„Es ist uns eine Freude, in Zeiten der Pandemie ein ,Corona-Antivir-Modell’ mit verschiedenen Stockwerken, die vielen Tierarten einen geeigneten Wohnraum bieten, zu bauen“, erzählen Mary und Hans-Josef Gerharz. Die beiden waren in den vergangenen Wochen viel in der Natur unterwegs und haben die Zeit intensiv genutzt, um einen Lebensturm zu bauen. „Es war keine Arbeit, es war für uns vielmehr Freude pur.“ Warum die beiden ehrenamtlich Tätigen aus Nachtsheim sich diesem Projekt gewidmet haben, erklärt das Ehepaar folgendermaßen.
Das Artensterben und der fortschreitende Klimawandel seien zwei der größten Herausforderungen für die Menschheit. „Einige Wissenschaftler sehen im Schwund der Arten eine noch größere Bedrohung für die Welt als im Klimawandel.“ Jeder Mensch könne mit wenigen, nicht aufwendigen Aktivitäten dieser Entwicklung entgegenwirken, betont das Ehepaar. Mit Elke Schmitt-Ebi waren schnell eine geeignete Befürworterin und auch ein Standort für den Lebensturm gefunden. Planung und Ausführung wurden von der Revierförsterin begleitet. Zunächst sammelten Mary und Hans-Josef Gerharz Materialien in Wald, Wiesen und Feldern. Im untersten Stockwerk wurden Fragmente von Bruchsteinen, Sand und Laub aufgeschichtet. Hier fühlen sich Molch, Eidechse, Kröte und Igel zu Hause. Hübsch anzusehen ist beispielsweise auch ein mit Stroh gefüllter kleiner Tontopf. In das darüber liegende Stockwerk wurde Totholz aufgestapelt. Es ist für viele Insekten Nahrung, Versteck oder Baumaterial. Im dritten Stockwerk befinden sich Geäst, Schilfgräser und markhaltige Pflanzenstängel. Hier nisten sich Wildbienen und Käfer ein. Unter dem Dach des hohen Turms wurden Nistkästen und Insektenhotels angebracht. „Die noch freie Fläche möchten wir in Kürze mit frischem Stroh befüllen.“ Hier findet sich genügend Raum für Höhlen- und Halbhöhlenbrüter.
Die Löcher haben die beiden zu Hause in die dicken Baumstämme gebohrt. „Das war ganz schon viel Arbeit“, so Mary Gerharz. Am Fuße des Lebensturms befindet sich ein kleines, auf den ersten Blick unscheinbares Biotop.
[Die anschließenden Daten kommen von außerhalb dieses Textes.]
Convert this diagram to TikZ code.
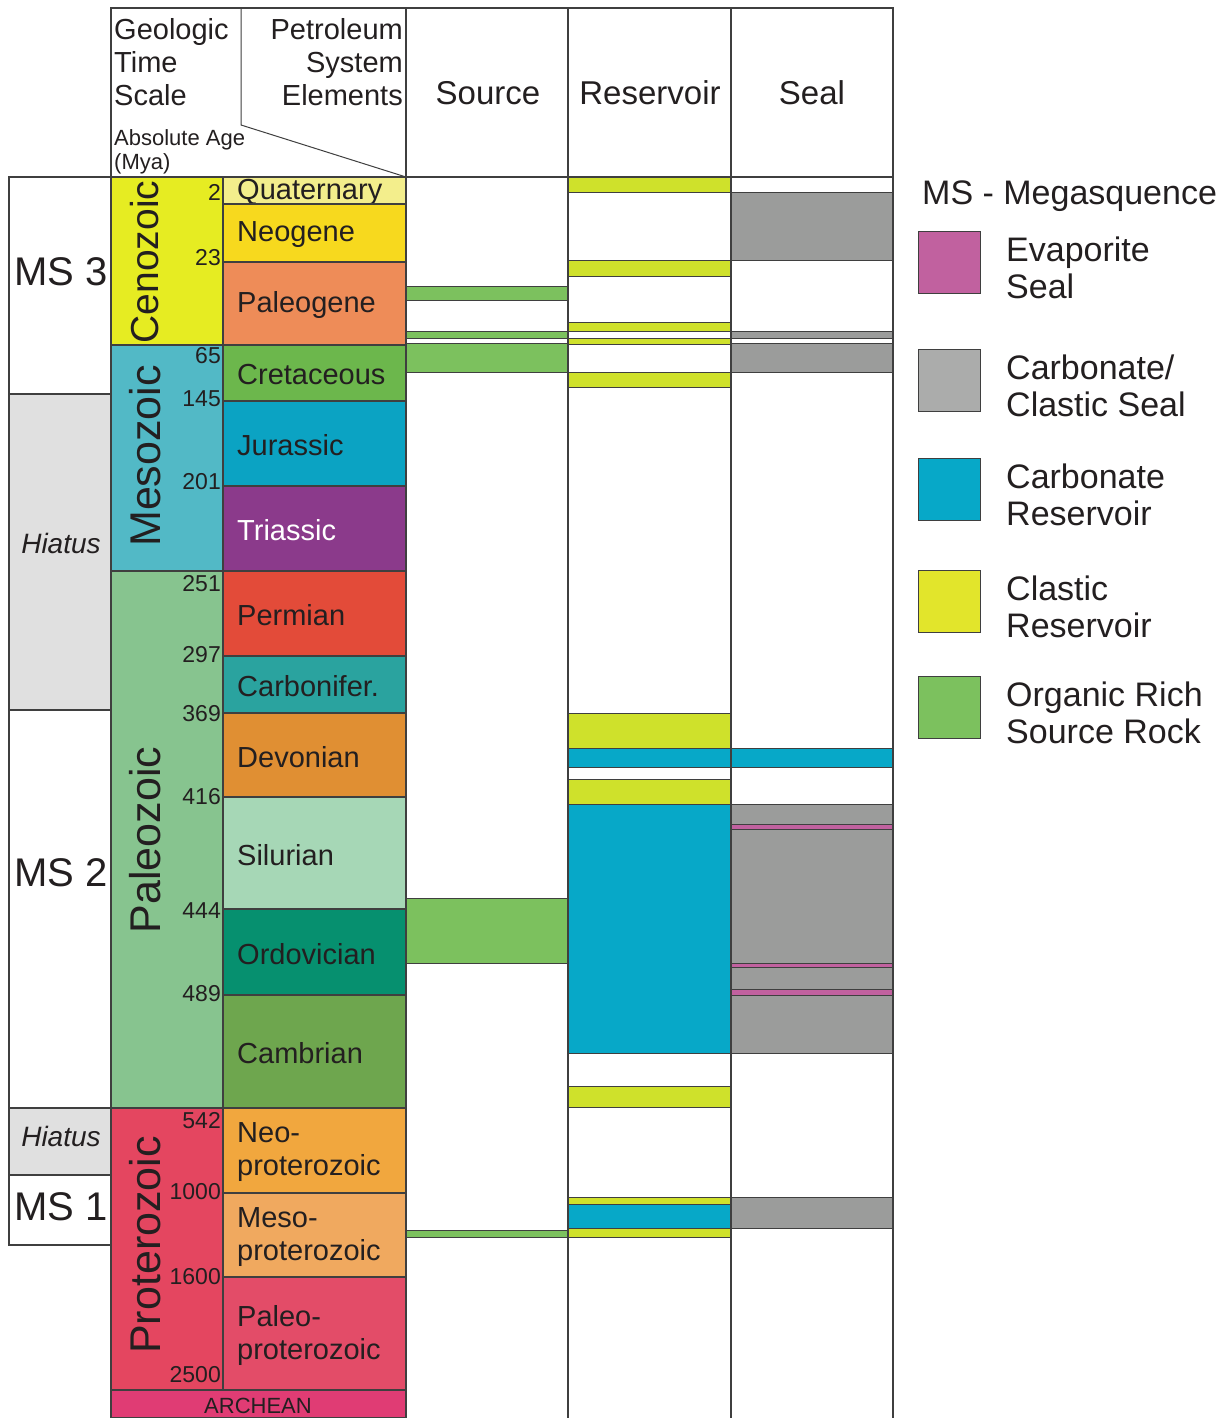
\documentclass[tikz,border=0pt]{standalone}
\usepackage{fontspec}
\setmainfont{Liberation Sans}
\usepackage{tikz}

\definecolor{linegray}{HTML}{3F3F3F}
\definecolor{textdark}{HTML}{231F20}
\definecolor{hiatusgray}{HTML}{E0E0E0}
\definecolor{cQuat}{HTML}{F3EE8C}
\definecolor{cNeog}{HTML}{F7D91E}
\definecolor{cPaleog}{HTML}{EE8C58}
\definecolor{cCret}{HTML}{6CB74C}
\definecolor{cJur}{HTML}{0BA3C3}
\definecolor{cTri}{HTML}{8B3A8B}
\definecolor{cPerm}{HTML}{E34B39}
\definecolor{cCarb}{HTML}{2AA39F}
\definecolor{cDev}{HTML}{E08F33}
\definecolor{cSil}{HTML}{A6D7B6}
\definecolor{cOrd}{HTML}{06906F}
\definecolor{cCamb}{HTML}{6EA64E}
\definecolor{cNeoP}{HTML}{F1A73E}
\definecolor{cMesoP}{HTML}{F0A95F}
\definecolor{cPaleoP}{HTML}{E34C68}
\definecolor{cCeno}{HTML}{E6EC22}
\definecolor{cMeso}{HTML}{52B9C6}
\definecolor{cPaleoz}{HTML}{87C48F}
\definecolor{cProt}{HTML}{E44660}
\definecolor{cArch}{HTML}{E03C74}
\definecolor{resyellow}{HTML}{CFE12B}
\definecolor{carbblue}{HTML}{07A8C8}
\definecolor{sealgray}{HTML}{9B9C9B}
\definecolor{srcgreen}{HTML}{7CC15E}
\definecolor{evappink}{HTML}{C1619F}
\definecolor{leggray}{HTML}{ABACAB}
\definecolor{legyellow}{HTML}{E2E52B}

\tikzset{
  cell/.style={draw=linegray,line width=1.3pt},
  bar/.style={draw=linegray,line width=1pt},
  gridline/.style={draw=linegray,line width=1.3pt},
  pername/.style={anchor=west,inner sep=0pt,align=left,font=\fontsize{29}{33}\selectfont},
  agelabel/.style={anchor=east,inner sep=0pt,text=textdark,font=\fontsize{23}{23}\selectfont},
  eraname/.style={rotate=90,inner sep=0pt,text=textdark,font=\fontsize{43}{43}\selectfont},
  mslabel/.style={inner sep=0pt,text=textdark,font=\fontsize{40}{40}\selectfont},
  hiatuslabel/.style={inner sep=0pt,text=textdark,font=\fontsize{28}{28}\selectfont\itshape},
  headtext/.style={inner sep=0pt,text=textdark,font=\fontsize{29}{33}\selectfont},
  colhead/.style={inner sep=0pt,text=textdark,font=\fontsize{33}{33}\selectfont},
  legtext/.style={anchor=west,inner sep=0pt,align=left,text=textdark,font=\fontsize{34}{37}\selectfont}
}

\begin{document}
\begin{tikzpicture}[x=1pt,y=-1pt]
    \useasboundingbox[fill=white] (0,0) rectangle (1231,1418);

    \begin{scope}
    \foreach \top/\bot/\col in {177/394/white,394/710/hiatusgray,710/1108/white,1108/1175/hiatusgray,1175/1245/white}
      \draw[cell,fill=\col] (9,\top) rectangle (111,\bot);
    \node[mslabel] (ms3) at (61,272) {MS 3};
    \node[hiatuslabel] (hiatus-upper) at (61,543) {Hiatus};
    \node[mslabel] (ms2) at (61,873) {MS 2};
    \node[hiatuslabel] (hiatus-lower) at (61,1136) {Hiatus};
    \node[mslabel] (ms1) at (61,1207) {MS 1};
    \end{scope}

    \begin{scope}
    \foreach \top/\bot/\col in {177/345/cCeno,345/571/cMeso,571/1108/cPaleoz,1108/1390/cProt}
      \draw[cell,fill=\col] (111,\top) rectangle (223,\bot);
    \node[eraname,font=\fontsize{39}{39}\selectfont] (ceno) at (145,262) {Cenozoic};
    \node[eraname] (meso) at (145,456) {Mesozoic};
    \node[eraname] (paleoz) at (145,840) {Paleozoic};
    \node[eraname] (prot) at (145,1245) {Proterozoic};
    \end{scope}

    \begin{scope}
    \foreach \nm/\top/\bot/\col/\tc/\txt in {
        quat/177/204/cQuat/textdark/Quaternary,
        neog/204/262/cNeog/textdark/Neogene,
        paleog/262/345/cPaleog/textdark/Paleogene,
        cret/345/401/cCret/textdark/Cretaceous,
        jur/401/486/cJur/textdark/Jurassic,
        tri/486/571/cTri/white/Triassic,
        perm/571/656/cPerm/textdark/Permian,
        carb/656/713/cCarb/textdark/Carbonifer.,
        dev/713/797/cDev/textdark/Devonian,
        sil/797/909/cSil/textdark/Silurian,
        ord/909/995/cOrd/textdark/Ordovician,
        camb/995/1108/cCamb/textdark/Cambrian,
        neop/1108/1193/cNeoP/textdark/Neo-\\proterozoic,
        mesop/1193/1277/cMesoP/textdark/Meso-\\proterozoic,
        paleop/1277/1390/cPaleoP/textdark/Paleo-\\proterozoic}
    {
      \draw[cell,fill=\col] (223,\top) rectangle (406,\bot);
      \node[pername,text=\tc] (per-\nm) at (237,{(\top+\bot)/2+2}) {\txt};
    }
    \draw[cell,fill=cArch] (111,1390) rectangle (406,1418);
    \node[inner sep=0pt,text=textdark,font=\fontsize{22}{22}\selectfont] (archean) at (258,1406) {ARCHEAN};
    \foreach \a/\y in {2/192,23/258,65/356,145/399,201/482,251/584,297/655,369/714,416/797,444/911,489/994,542/1121,1000/1192,1600/1277,2500/1375}
      \node[agelabel] (age-\a) at (221,\y) {\a};
    \end{scope}

    \foreach \x/\xx/\top/\bot/\col in {
        406/568/286/300/srcgreen, 406/568/331/338/srcgreen, 406/568/343/372/srcgreen,
        406/568/898/963/srcgreen, 406/568/1230/1237/srcgreen,
        568/731/177/192/resyellow, 568/731/260/276/resyellow, 568/731/322/331/resyellow,
        568/731/338/344/resyellow, 568/731/372/387/resyellow, 568/731/713/748/resyellow,
        568/731/779/804/resyellow, 568/731/1086/1107/resyellow, 568/731/1197/1204/resyellow,
        568/731/1228/1237/resyellow,
        568/893/748/767/carbblue, 568/731/804/1053/carbblue, 568/731/1204/1228/carbblue,
        731/893/192/260/sealgray, 731/893/331/338/sealgray, 731/893/343/372/sealgray,
        731/893/804/1053/sealgray, 731/893/1197/1228/sealgray,
        731/893/824/829/evappink, 731/893/963/967/evappink, 731/893/989/995/evappink}
      \draw[bar,fill=\col] (\x,\top) rectangle (\xx,\bot);

    \draw[gridline] (111,1418) -- (111,8) -- (893,8) -- (893,1418);
    \foreach \x in {406,568,731}
      \draw[gridline] (\x,8) -- (\x,1418);
    \draw[gridline] (406,177) -- (893,177);
    \draw[line width=1pt,draw=linegray] (241,8) -- (241,125) -- (406,177);

    \node[headtext,anchor=west,align=left] (geo-head) at (114,62) {Geologic\\Time\\Scale};
    \node[headtext,anchor=east,align=right] (pse-head) at (403,62) {Petroleum\\System\\Elements};
    \node[headtext,anchor=west,align=left,font=\fontsize{22}{24}\selectfont] (age-head) at (114,152) {Absolute Age\\(Mya)};
    \node[colhead] (src-head) at (488,93) {Source};
    \node[colhead] (res-head) at (650,93) {Reservoir};
    \node[colhead] (seal-head) at (812,93) {Seal};

    \node[inner sep=0pt,anchor=west,text=textdark,font=\fontsize{34}{34}\selectfont] (ms-key) at (922,196) {MS - Megasquence};
    \foreach \i/\col/\y/\txt in {
        evap/evappink/262/{Evaporite\\Seal},
        clseal/leggray/380/{Carbonate/\\Clastic Seal},
        carbres/carbblue/489/{Carbonate\\Reservoir},
        clres/legyellow/601/{Clastic\\Reservoir},
        src/srcgreen/707/{Organic Rich\\Source Rock}}
    {
      \draw[bar,fill=\col] (918,{\y-31}) rectangle (980,{\y+31});
      \node[legtext] (leg-\i) at (1006,{\y+6}) {\txt};
    }
\end{tikzpicture}
\end{document}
Doch Lehm und Ton, der hier feucht gehalten wird, ist wertvolles Baumaterial für Insekten. An warmen Tagen ist das Biotop für Insekten eine Wasserstelle. Während Mary und Hans-Josef Gerharz mit Elke Schmitt-Ebi plaudern, flattert eine Meise ganz aufgeregt durch die Luft „Sie möchte unbedingt so schnell wie möglich in den Nistkasten“, erklärt Hans-Josef Gerharz. Im Herbst wird rund um den Lebensturm eine Wildblumenwiese angelegt. Zudem wird eine Stele aus Basalt, die ihren Platz schon eingenommen hat, mit einer Infotafel bestückt. „Denn genau hier fanden vor Jahrhunderten Hexenverbrennungen statt“, so Hans-Josef Gerharz. Eine Wäscheleine, an der Wanderer bei Bedarf ihren Kleinmüll aufhängen können, sowie ein kleiner, bunt bemalter Hinguckerstein haben im Umfeld des Lebensturms ebenfalls eine Bleibe gefunden. Es würde die Erbauer freuen, wenn der Lebensturm Wanderer zum Nachdenken und Nachbauen anregen würde.